The special-effects branch of the film industry has been working its way toward verisimilitude for a long time. The latest obstacle—where the acting troupes of simulacra have been waylaid—is the Uncanny Valley. In their efforts to deceive us, they’ve hit a snag: like dogs barking at the Terminator, we can smell when they’re faking humans. And when we’re given something that’s almost convincingly human but just isn’t quite right, we get to feeling uncomfortable.

The Australian-born artist Ron Mueck has occupied the Uncanny Valley—that lapse just short of believable humanity—and made it his artistic stomping ground. With a background in advertising and film—including work on Jim Henson’s Labyrinth —he has embraced a craft increasingly bypassed by the industry, and uses it to astonishing effect. So while film increasingly shies away from modelling in any material other than ones and zeroes, Mueck makes uncannily lifelike mannequins and dresses them in isolation, unease and otherness.

His disembodied ‘Head of a Baby’ would be a perfect imitation were it not for the controlled, critically appraising look with which it challenges the viewer. ‘Dead Dad’ is a hyper-realistic recreation of grief—the artist’s father is presented unflinchingly, prostrate on the ground, naked, his body apparently hardening with death. ‘Boy’ crouches, wearing only shorts, his arms partially obscuring his face, seeming to exist on a quite different plane from the audience. And he does, because they are barely the height of his calves: even crouching, ‘Boy’ nearly touches the ceiling. ‘Dead Dad’ is only two-thirds size. ‘Head of a Baby’ might derive the confidence of its gaze from being more than two metres in width.

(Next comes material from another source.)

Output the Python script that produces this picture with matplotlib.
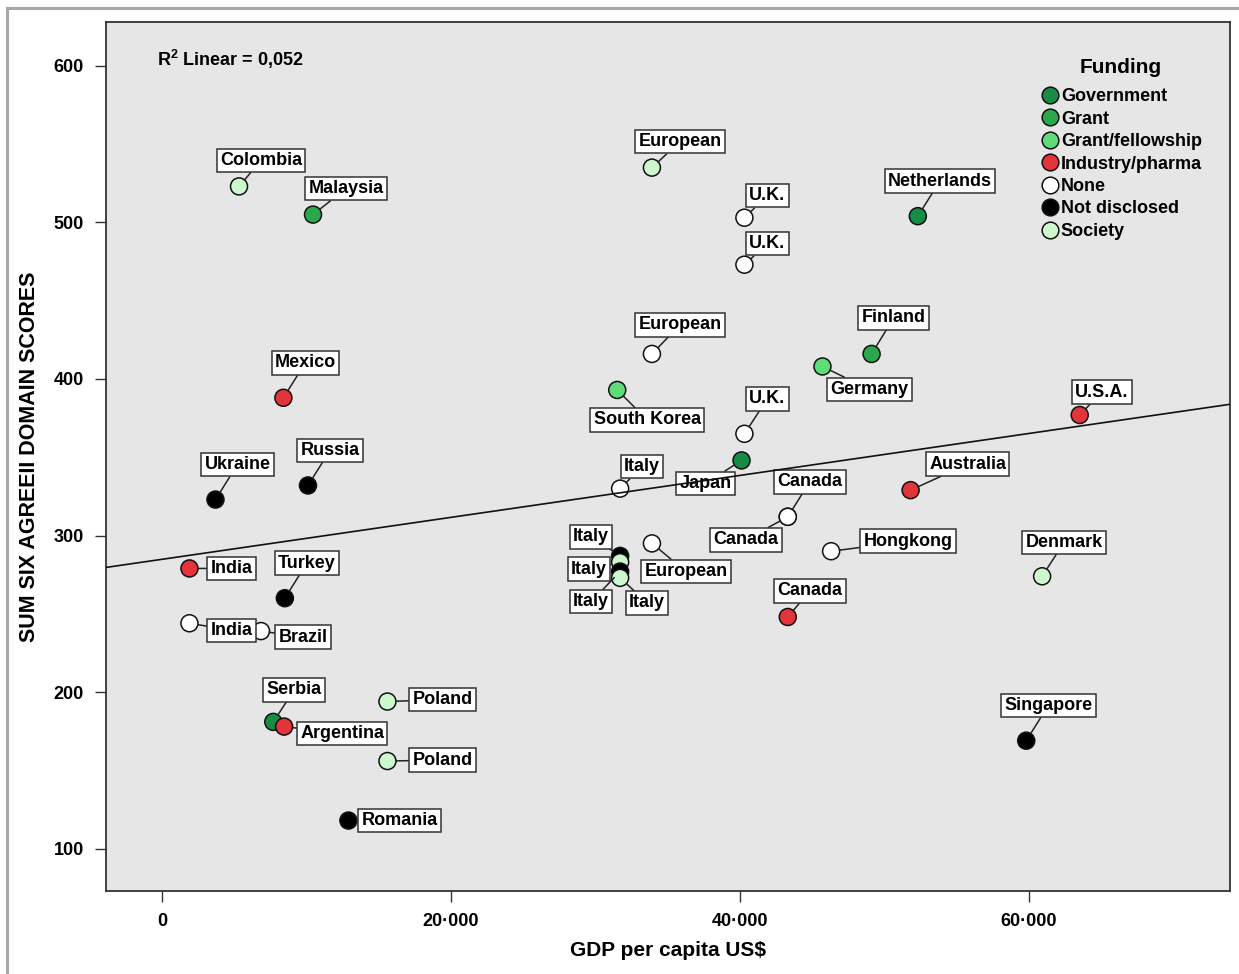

Unfortunately, reproduction in a book largely robs the works of their sometimes surprising scale. Mueck’s neurotic attention to detail is so absolute that photographs betray little indication of size: the viewer cannot be dwarfed or amplified by the encounter.

However, the final section of the book—which documents the process in a series of studio photographs—shows Mueck and his assistants interacting with their oddly proportioned progeny; and these make up some of the more striking images in an already compelling collection. Even this glimpse into the mechanics of Mueck’s creations—a mould hung with a silicone mask; or a figure waiting for hairs to be punched into it—emphasises the vividness of the completed works.